A few more text messages and 10 days later the box showed up in my brownstone’s hallway. When I opened it, I found seven of my notebooks. Since I had started art school relatively late in life, I was self-conscious about my skill set, convinced I was the worst student in my life drawing class. I obsessively drew in these sketchbooks in order to catch up and improve. And I loved it.
On the first page of my watercolour Moleskine I found a tree painted in Pasadena, California, at the Rose Bowl. I remember painting it as if it were yesterday. I turned the page. There was my teacher sitting on top of a tree trunk.

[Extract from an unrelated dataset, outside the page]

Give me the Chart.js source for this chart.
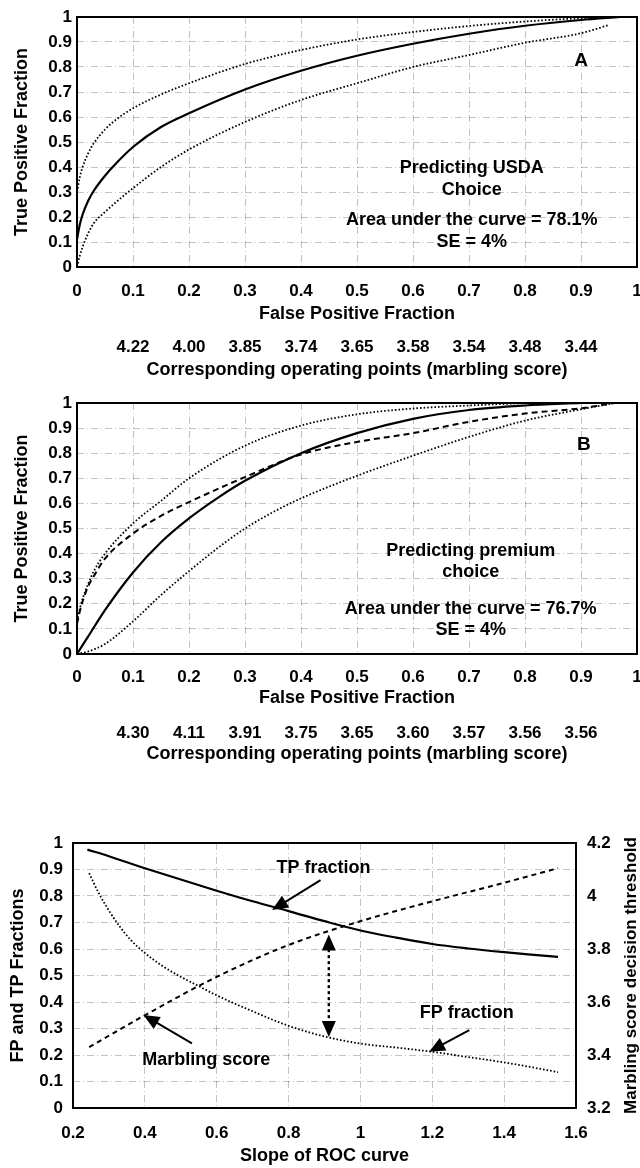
<!DOCTYPE html>
<html><head><meta charset="utf-8">
<script src="https://cdn.jsdelivr.net/npm/chart.js@4.4.1/dist/chart.umd.min.js"></script>
<style>
html,body{margin:0;padding:0;background:#fff;}
#wrap{position:relative;width:640px;height:1168px;overflow:hidden;}
canvas{position:absolute;left:0;}
</style></head><body>
<div id="wrap">
<canvas id="cA" style="top:0px" width="640" height="385"></canvas>
<canvas id="cB" style="top:386px" width="640" height="385"></canvas>
<canvas id="cC" style="top:780px" width="640" height="388"></canvas>
</div>
<script>
// ---------------- DATA ----------------
// Panel A (Predicting USDA Choice)
const aFitX   = [0, 0.005, 0.01, 0.02, 0.03, 0.05, 0.07, 0.1, 0.15, 0.2, 0.3, 0.4, 0.5, 0.6, 0.7, 0.8, 0.9, 0.97];
const aFitY   = [0.11, 0.17, 0.21, 0.265, 0.305, 0.365, 0.415, 0.48, 0.56, 0.615, 0.71, 0.785, 0.845, 0.893, 0.933, 0.965, 0.988, 1.0];
const aUpperX = [0, 0.005, 0.01, 0.02, 0.03, 0.05, 0.07, 0.1, 0.15, 0.2, 0.3, 0.4, 0.5, 0.6, 0.7, 0.8, 0.9, 0.96];
const aUpperY = [0.30, 0.36, 0.40, 0.455, 0.495, 0.55, 0.59, 0.635, 0.69, 0.735, 0.812, 0.868, 0.91, 0.94, 0.964, 0.982, 0.995, 1.0];
const aLowerX = [0, 0.005, 0.01, 0.02, 0.03, 0.05, 0.07, 0.1, 0.15, 0.2, 0.3, 0.4, 0.5, 0.6, 0.7, 0.8, 0.9, 0.95];
const aLowerY = [0.0, 0.045, 0.08, 0.135, 0.175, 0.22, 0.26, 0.315, 0.40, 0.47, 0.58, 0.668, 0.735, 0.80, 0.848, 0.897, 0.935, 0.968];
const aMarbling = ['4.22', '4.00', '3.85', '3.74', '3.65', '3.58', '3.54', '3.48', '3.44'];

// Panel B (Predicting premium choice)
const bFitX    = [0, 0.02, 0.05, 0.1, 0.15, 0.2, 0.25, 0.3, 0.4, 0.5, 0.6, 0.7, 0.8, 0.9];
const bFitY    = [0, 0.07, 0.175, 0.325, 0.445, 0.54, 0.62, 0.69, 0.80, 0.88, 0.937, 0.972, 0.99, 1.0];
const bEmpX    = [0, 0.005, 0.01, 0.02, 0.03, 0.05, 0.1, 0.15, 0.2, 0.3, 0.4, 0.5, 0.6, 0.7, 0.8, 0.9, 0.96];
const bEmpY    = [0.12, 0.17, 0.21, 0.27, 0.31, 0.38, 0.48, 0.55, 0.605, 0.705, 0.795, 0.845, 0.88, 0.925, 0.958, 0.979, 1.0];
const bUpperX  = [0, 0.005, 0.01, 0.02, 0.03, 0.05, 0.1, 0.15, 0.2, 0.3, 0.4, 0.5, 0.6, 0.7, 0.8];
const bUpperY  = [0.13, 0.18, 0.22, 0.28, 0.33, 0.40, 0.52, 0.61, 0.70, 0.83, 0.91, 0.955, 0.978, 0.99, 1.0];
const bLowerX  = [0, 0.02, 0.05, 0.1, 0.15, 0.2, 0.25, 0.3, 0.35, 0.4, 0.5, 0.6, 0.7, 0.8, 0.9, 0.96];
const bLowerY  = [0, 0.01, 0.04, 0.13, 0.235, 0.33, 0.42, 0.50, 0.565, 0.62, 0.71, 0.79, 0.865, 0.93, 0.975, 1.0];
const bMarbling = ['4.30', '4.11', '3.91', '3.75', '3.65', '3.60', '3.57', '3.56', '3.56'];

// Panel C (slope of ROC curve)
const cTpX = [0.24, 0.3, 0.4, 0.5, 0.6, 0.7, 0.8, 0.9, 1.0, 1.1, 1.2, 1.3, 1.4, 1.5, 1.55];
const cTpY = [0.975, 0.95, 0.905, 0.862, 0.82, 0.78, 0.743, 0.705, 0.67, 0.643, 0.619, 0.602, 0.588, 0.576, 0.57];
const cFpX = [0.245, 0.27, 0.3, 0.33, 0.36, 0.4, 0.45, 0.5, 0.55, 0.6, 0.7, 0.8, 0.9, 1.0, 1.1, 1.2, 1.3, 1.4, 1.5, 1.55];
const cFpY = [0.886, 0.815, 0.745, 0.685, 0.635, 0.585, 0.535, 0.495, 0.46, 0.425, 0.365, 0.31, 0.27, 0.243, 0.228, 0.212, 0.192, 0.172, 0.148, 0.135];
const cMsX = [0.245, 0.4, 0.6, 0.8, 1.0, 1.2, 1.4, 1.55];
const cMsY = [3.43, 3.55, 3.695, 3.815, 3.905, 3.98, 4.05, 4.105];

// ---------------- STYLE ----------------
const FONT = "'Liberation Sans', Arial, Helvetica, sans-serif";
const tickFont = { family: FONT, size: 17, weight: 'bold' };
const titleFont = { family: FONT, size: 18, weight: 'bold' };
const GRID = 'rgba(0,0,0,0.24)';
const GRID_DASH = [7, 3, 1, 3];
const SOLID = [], DOT = [1.6, 2.0], DASH = [6, 4];
const fmt = v => String(Number(v.toFixed(1)));

function ds(xs, ys, dash, width, yAxisID) {
  return {
    data: xs.map((x, i) => ({ x: x, y: ys[i] })),
    borderColor: '#000', borderWidth: width, borderDash: dash,
    pointRadius: 0, fill: false, cubicInterpolationMode: 'monotone',
    yAxisID: yAxisID || 'y'
  };
}

function drawArrowHead(ctx, x1, y1, x2, y2, len, half) {
  const ang = Math.atan2(y2 - y1, x2 - x1);
  ctx.beginPath();
  ctx.moveTo(x2, y2);
  ctx.lineTo(x2 - len * Math.cos(ang) + half * Math.sin(ang), y2 - len * Math.sin(ang) - half * Math.cos(ang));
  ctx.lineTo(x2 - len * Math.cos(ang) - half * Math.sin(ang), y2 - len * Math.sin(ang) + half * Math.cos(ang));
  ctx.closePath();
  ctx.fill();
}

const decor = {
  id: 'decor',
  afterDatasetsDraw(chart, args, o) {
    const { ctx, chartArea: a, scales } = chart;
    const xs = scales.x, ys = scales.y;
    ctx.save();
    ctx.fillStyle = '#000'; ctx.strokeStyle = '#000';
    ctx.setLineDash([]); ctx.lineWidth = 2;
    ctx.strokeRect(a.left, a.top, a.right - a.left, a.bottom - a.top);
    ctx.textAlign = 'center'; ctx.textBaseline = 'middle';
    (o.texts || []).forEach(t => {
      ctx.font = 'bold ' + (t.size || 18) + 'px ' + FONT;
      ctx.fillText(t.text, xs.getPixelForValue(t.x), ys.getPixelForValue(t.y));
    });
    (o.arrows || []).forEach(ar => {
      const x1 = xs.getPixelForValue(ar.from[0]), y1 = ys.getPixelForValue(ar.from[1]);
      const x2 = xs.getPixelForValue(ar.to[0]), y2 = ys.getPixelForValue(ar.to[1]);
      ctx.lineWidth = ar.width || 2;
      ctx.setLineDash(ar.dash || []);
      const L = 16, H = 7;
      const ang = Math.atan2(y2 - y1, x2 - x1);
      const ex = x2 - L * 0.8 * Math.cos(ang), ey = y2 - L * 0.8 * Math.sin(ang);
      let sx = x1, sy = y1;
      if (ar.both) { sx = x1 + L * 0.8 * Math.cos(ang); sy = y1 + L * 0.8 * Math.sin(ang); }
      ctx.beginPath(); ctx.moveTo(sx, sy); ctx.lineTo(ex, ey); ctx.stroke();
      ctx.setLineDash([]);
      drawArrowHead(ctx, x1, y1, x2, y2, L, H);
      if (ar.both) drawArrowHead(ctx, x2, y2, x1, y1, L, H);
    });
    if (o.rightTitle) {
      ctx.font = 'bold 17px ' + FONT;
      ctx.translate(o.rightTitle.x, (a.top + a.bottom) / 2);
      ctx.rotate(-Math.PI / 2);
      ctx.fillText(o.rightTitle.text, 0, 0);
    }
    ctx.restore();
  }
};

function rocChart(id, datasets, marbling, texts, xPad, xH, xmPad, xmH, xmBottom) {
  return new Chart(document.getElementById(id), {
    type: 'line',
    data: { datasets: datasets },
    options: {
      responsive: false, animation: false, devicePixelRatio: 1,
      layout: { padding: { top: 17, right: 3, left: 0, bottom: 0 }, autoPadding: false },
      plugins: { legend: { display: false }, tooltip: { enabled: false }, decor: { texts: texts } },
      scales: {
        x: {
          type: 'linear', min: 0, max: 1, position: 'bottom',
          ticks: { stepSize: 0.1, padding: xPad, font: tickFont, color: '#000', callback: fmt, maxRotation: 0, autoSkip: false },
          grid: { color: GRID, drawTicks: false, lineWidth: 1 },
          border: { display: false, dash: GRID_DASH },
          title: { display: true, text: 'False Positive Fraction', font: titleFont, color: '#000', padding: { top: 0, bottom: 0 } },
          afterFit(s) { s.height = xH; s.paddingLeft = 0; s.paddingRight = 0; }
        },
        xm: {
          type: 'linear', min: 0, max: 1, position: 'bottom',
          ticks: {
            stepSize: 0.1, padding: xmPad, font: tickFont, color: '#000', maxRotation: 0, autoSkip: false,
            callback: v => { const i = Math.round(v * 10); return (i >= 1 && i <= 9) ? marbling[i - 1] : ''; }
          },
          grid: { display: false, drawTicks: false },
          border: { display: false },
          title: { display: true, text: 'Corresponding operating points (marbling score)', font: titleFont, color: '#000', padding: { top: 0, bottom: xmBottom } },
          afterFit(s) { s.height = xmH; s.paddingLeft = 0; s.paddingRight = 0; }
        },
        y: {
          type: 'linear', min: 0, max: 1, position: 'left',
          ticks: { stepSize: 0.1, padding: 5, font: tickFont, color: '#000', callback: fmt },
          grid: { color: GRID, drawTicks: false, lineWidth: 1 },
          border: { display: false, dash: GRID_DASH },
          title: { display: true, text: 'True Positive Fraction', font: titleFont, color: '#000', padding: { top: 11, bottom: 0 } },
          afterFit(s) { s.width = 77; s.paddingTop = 0; s.paddingBottom = 0; }
        }
      }
    },
    plugins: [decor]
  });
}

// Panel A
rocChart('cA', [
  ds(aFitX, aFitY, SOLID, 2.2),
  ds(aUpperX, aUpperY, DOT, 1.8),
  ds(aLowerX, aLowerY, DOT, 1.8)
], aMarbling, [
  { text: 'A', x: 0.9, y: 0.824, size: 19 },
  { text: 'Predicting USDA', x: 0.705, y: 0.396 },
  { text: 'Choice', x: 0.705, y: 0.308 },
  { text: 'Area under the curve = 78.1%', x: 0.705, y: 0.188 },
  { text: 'SE = 4%', x: 0.705, y: 0.10 }
], 13.8, 58, 11.8, 60, 4.2);

// Panel B
rocChart('cB', [
  ds(bFitX, bFitY, SOLID, 2.2),
  ds(bEmpX, bEmpY, DASH, 2),
  ds(bUpperX, bUpperY, DOT, 1.8),
  ds(bLowerX, bLowerY, DOT, 1.8)
], bMarbling, [
  { text: 'B', x: 0.905, y: 0.833, size: 19 },
  { text: 'Predicting premium', x: 0.703, y: 0.41 },
  { text: 'choice', x: 0.703, y: 0.328 },
  { text: 'Area under the curve = 76.7%', x: 0.703, y: 0.18 },
  { text: 'SE = 4%', x: 0.703, y: 0.096 }
], 12.8, 55, 13.8, 62, 6.2);

// Panel C
new Chart(document.getElementById('cC'), {
  type: 'line',
  data: {
    datasets: [
      ds(cTpX, cTpY, SOLID, 2.2),
      ds(cFpX, cFpY, DOT, 1.8),
      ds(cMsX, cMsY, [5, 4], 2, 'y2')
    ]
  },
  options: {
    responsive: false, animation: false, devicePixelRatio: 1,
    layout: { padding: { top: 63, right: 0, left: 0, bottom: 0 }, autoPadding: false },
    plugins: {
      legend: { display: false }, tooltip: { enabled: false },
      decor: {
        texts: [
          { text: 'TP fraction', x: 0.897, y: 0.906 },
          { text: 'FP fraction', x: 1.296, y: 0.358 },
          { text: 'Marbling score', x: 0.571, y: 0.181 }
        ],
        arrows: [
          { from: [0.889, 0.86], to: [0.754, 0.747] },
          { from: [0.531, 0.244], to: [0.396, 0.351] },
          { from: [1.303, 0.294], to: [1.191, 0.212] },
          { from: [0.912, 0.268], to: [0.912, 0.655], both: true, dash: [3, 3], width: 2.4 }
        ],
        rightTitle: { text: 'Marbling score decision threshold', x: 631 }
      }
    },
    scales: {
      x: {
        type: 'linear', min: 0.2, max: 1.6, position: 'bottom',
        ticks: { stepSize: 0.2, padding: 14.8, font: tickFont, color: '#000', callback: fmt, maxRotation: 0, autoSkip: false },
        grid: { color: GRID, drawTicks: false },
        border: { display: false, dash: GRID_DASH },
        title: { display: true, text: 'Slope of ROC curve', font: titleFont, color: '#000', padding: { top: 0, bottom: 1.2 } },
        afterFit(s) { s.height = 60; s.paddingLeft = 0; s.paddingRight = 0; }
      },
      y: {
        type: 'linear', min: 0, max: 1, position: 'left',
        ticks: { stepSize: 0.1, padding: 10, font: tickFont, color: '#000', callback: fmt },
        grid: { color: GRID, drawTicks: false },
        border: { display: false, dash: GRID_DASH },
        title: { display: true, text: 'FP and TP Fractions', font: titleFont, color: '#000', padding: { top: 7, bottom: 0 } },
        afterFit(s) { s.width = 73; s.paddingTop = 0; s.paddingBottom = 0; }
      },
      y2: {
        type: 'linear', min: 3.2, max: 4.2, position: 'right',
        ticks: { stepSize: 0.2, padding: 11, font: tickFont, color: '#000', callback: fmt },
        grid: { display: false, drawTicks: false },
        border: { display: false },
        afterFit(s) { s.width = 64; s.paddingTop = 0; s.paddingBottom = 0; }
      }
    }
  },
  plugins: [decor]
});
</script>
</body></html>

Maybe it meant something and maybe it didn’t. The great thing about a sketch book is that it is for you. It’s where ideas, conscious and unconscious, form. Accidents happen, but they are happy accidents.
I turned more pages. Good drawings, bad drawings. It reminded me how much I loved to draw. I can’t say that I am completely happy when I draw. It’s not happiness. It’s feeling occupied, content. So, what to do about the pecan pie?
I thought about ordering one from a fancy Los Angeles bakery and having it delivered to Will at the book depository. But no, that didn’t feel special. I sat down to paint a little watercolour pecan pie, but all I saw was a brown gooey mess. I wanted Will’s pecan pie to sing. A friend suggested that I send him a copy of one of the children’s books I had written and draw a little pecan pie on the interior. Perfect.
And so with a Micron pen (the same type I had used to draw in those sketch books more than a decade ago) I drew Will a pecan pie. The book I chose to send him is called “Let’s Go!” It’s about an elephant named Tuski (a play on tusk and taxi, since Tuski drives a taxi) and a bird named Bird out on a joyride and the surprises they experience along the way. Drawing and a pecan pie for Will — come on now, let’s go.
Sarah Williamson is a children’s book author, illustrator and art director.